There are today 5,123 external teachers in the state-subsidized network of public colleges (in contrast to 2,636 permanent senior and junior faculty members), according to a comprehensive report published by the Knesset Center for Research and Information last year. These can be divided into three main categories: senior faculty in universities doing some supplemental teaching in colleges; experts called on to give a professional course or two annually (accountants, lawyers, senior managers, editors, writers, etc.); and junior and senior instructors for whom teaching in one — or several — colleges is their sole employment. The latter form the backbone of academic teaching programs throughout Israel’s colleges and universities.
But this is where the resemblance between universities and colleges stops. Whereas the system of contract labor in the universities was abolished in 2008 by the establishment of a new track for teaching fellows who receive twelve months pay and whose terms of employment have been substantially enhanced (including a 30 percent salary boost and the addition of professional recognition and concomitant benefits), their counterparts in the colleges have not been able to obtain similar rights. When, in 2012, the arrangement at the universities was further entrenched in a new work contract, in the colleges no real negotiations took place on the baffling grounds that contracts could only be signed with representative unions and in some cases such unions did not exist so no countrywide arrangement could be struck (but when unions were formed, no agreements could be signed without a collective contract which did not offer the benefits accorded to teaching fellows at the universities). For the past two years, thousands of critical teaching personnel have been in a state of limbo.
The cause of academic contract workers has been taken up by the Education Committee of the Knesset. It has been debated at length in the plenum. And it has been the subject of successive efforts to negotiate new terms with the Ministry of Finance, the Council of Higher Education and its financial arm, the Planning and Budgeting Committee. Several months ago, its chairman, Professor Manuel Trajtenberg, disseminated guidelines for a new arrangement with external teachers. In return for twelve-month contracts that offer employment continuity, external teachers were asked to teach 16 hours a week (their colleagues at the universities do not teach more than 10 hours) and to agree to a 20 percent reduction in their hourly wages. In addition, these terms would only be applied to those who taught at least five hours a week (leaving many external teachers outside the arrangement). These proposals not only increased the already significant gaps between teaching faculty at universities and at colleges, they also sharpened the discrimination between regular and temporary instructors within the college system.
Under the circumstances, it is hardly surprising that external teachers in the country’s colleges are saying enough is enough. Labor disputes have been declared at the Academic College of Tel-Aviv-Yaffo, Shenkar College and Sapir College. They have been supported not only by their senior faculty associations and their respective student unions, but also by a growing number of academics at other colleges and universities. Nevertheless, despite several strike days and stepped-up negotiations, no end is in sight.

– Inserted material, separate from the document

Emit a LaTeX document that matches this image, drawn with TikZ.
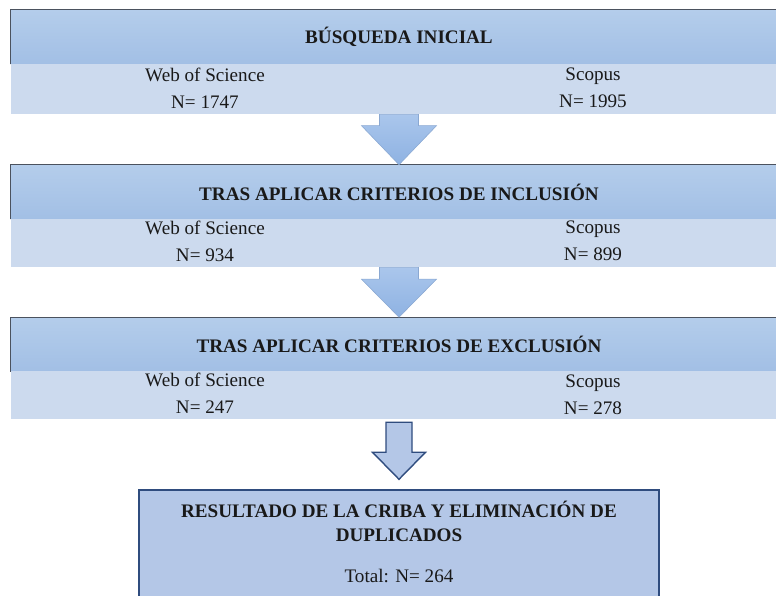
\documentclass[tikz,border=0pt]{standalone}
\usepackage{fontspec}
\setmainfont{Liberation Serif}
\usetikzlibrary{calc}
\definecolor{hdrtop}{HTML}{B4CDEB}
\definecolor{hdrbot}{HTML}{A2BFE5}
\definecolor{bandfill}{HTML}{CCDAEE}
\definecolor{edgegrey}{HTML}{4B525E}
\definecolor{arrtop}{HTML}{AAC6EC}
\definecolor{arrbot}{HTML}{8EB2E2}
\definecolor{arredge}{HTML}{8AA8D2}
\definecolor{resfill}{HTML}{B4C7E7}
\definecolor{resedge}{HTML}{2F4C7E}
\def\blockarrow[#1](#2)(#3)(#4:#5:#6){\draw[#1] ($(#2)+(-#5,0)$) -- ($(#3)+(-#5,-#4)$) -- ($(#3)+(-#6,-#4)$) -- (#3) -- ($(#3)+(#6,-#4)$) -- ($(#3)+(#5,-#4)$) -- ($(#2)+(#5,0)$) -- cycle;}
\tikzset{
	header/.style={inner sep=0, minimum width=19.4cm, minimum height=1.35cm, top color=hdrtop, bottom color=hdrbot, font=\fontsize{13.6}{19.2}\selectfont\bfseries, text=black!90},
	band/.style={inner sep=0, minimum width=19.4cm, fill=bandfill},
	count/.style={align=center, font=\fontsize{13.6}{19.2}\selectfont, text=black!90},
	result/.style={inner sep=0, minimum width=13cm, minimum height=3cm, fill=resfill, draw=resedge, line width=1pt},
}

\begin{document}
\begin{tikzpicture}[x=0.025cm, y=-0.025cm]
			%%%%% START %%%%%
			\useasboundingbox (0, 0) rectangle (776, 596);
			
			% busqueda inicial
			\node[header] (hdrA) at (399, 37) {BÚSQUEDA INICIAL};
			\node[band, minimum height=1.25cm] (bandA) at (399, 89) {};
			\draw[edgegrey, line width=0.8pt] (hdrA.south west) |- (hdrA.north east);
			\node[count] (wosA) at (205, 88) {Web of Science\\N= 1747};
			\node[count] (scoA) at (593, 88) {Scopus\\N= 1995};
			
			% criterios de inclusion
			\node[header] (hdrB) at (399, 192) {TRAS APLICAR CRITERIOS DE INCLUSIÓN};
			\node[band, minimum height=1.2cm] (bandB) at (399, 243) {};
			\draw[edgegrey, line width=0.8pt] (hdrB.south west) |- (hdrB.north east);
			\node[count] (wosB) at (205, 241) {Web of Science\\N= 934};
			\node[count] (scoB) at (593, 241) {Scopus\\N= 899};
			
			% criterios de exclusion
			\node[header] (hdrC) at (399, 344.5) {TRAS APLICAR CRITERIOS DE EXCLUSIÓN};
			\node[band, minimum height=1.2cm] (bandC) at (399, 395) {};
			\draw[edgegrey, line width=0.8pt] (hdrC.south west) |- (hdrC.north east);
			\node[count] (wosC) at (205, 393) {Web of Science\\N= 247};
			\node[count] (scoC) at (593, 395) {Scopus\\N= 278};
			
			% resultado
			\node[result] (res) at (399, 550) {};
			\node[count, font=\fontsize{13.6}{17}\selectfont\bfseries] (resTitle) at (399, 521) {RESULTADO DE LA CRIBA Y ELIMINACIÓN DE\\DUPLICADOS};
			\node[count] (resTotal) at (399, 576) {Total: N= 264};
			
			% flechas
			\blockarrow[top color=arrtop, bottom color=arrbot, draw=arredge, line width=0.4pt](bandA.south)(hdrB.north)(39:19.5:37.5);
			\blockarrow[top color=arrtop, bottom color=arrbot, draw=arredge, line width=0.4pt](bandB.south)(hdrC.north)(38:19.5:37.5);
			\coordinate (arrC0) at ($(bandC.south)+(0, 3)$);
			\coordinate (arrC1) at ($(res.north)+(0, -10)$);
			\blockarrow[fill=resfill, draw=resedge, line width=1pt, line join=miter](arrC0)(arrC1)(27:13:26.5);
			
			%%%%% END %%%%%
\end{tikzpicture}
\end{document}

Struggles over wages and employment conditions tend to get bogged down in technicalities. But they are neither technical nor boring at all. In this case, the demand for receiving the same compensation for the same work is absolutely basic. In fact, it is thoroughly appalling that a system of pure exploitation has been sustained for so long in Israeli academe and, when partly rectified at the universities, is being even further intensified in the country’s colleges. If freedom to think, create and invent is so precious, then the (often meager) rights of those who make this happen must be safeguarded.
To date, the story of external instructors is a very sad lesson not only in the abuse of some of the best minds that Israel has produced, but also in the rampant inability to do the right thing (in the baseless hope that those affected will simply give up and move on). Right now, the colleges cannot negotiate in good faith with their external faculty because they do not have the backing of the relevant committees of the Council on Higher Education; this body, in turn, has not been willing to go out on a limb for the weakest group on the academic ladder; and the Ministry of Finance has yet to reexamine its priorities. Under these circumstances, the trajectory is one of escalation which can easily lead to chaos.
It can be otherwise. This path can easily be altered, since ultimately it is impossible to perpetuate utterly untenable work conditions forever. Better to resolve the dispute in a spirit of reconciliation than under the kind of pressure that will only induce a lasting bad taste.
In an advanced economy, every worker has the right to a modicum of employment security. This is the case for agricultural laborers, caregivers, and academic instructors. Those who want Israel’s higher education to flourish, its faculty to maintain its superior level of instruction and research (as well as its morale) and the country to retain the best of its brain power, need to come together to support the fundamental rights to continuous employment with decent wages and benefits of those who teach at its colleges. The alternative would be to directly contribute to sub-par instruction leading to the gradual demise of the backbone of Israel’s social and economic future.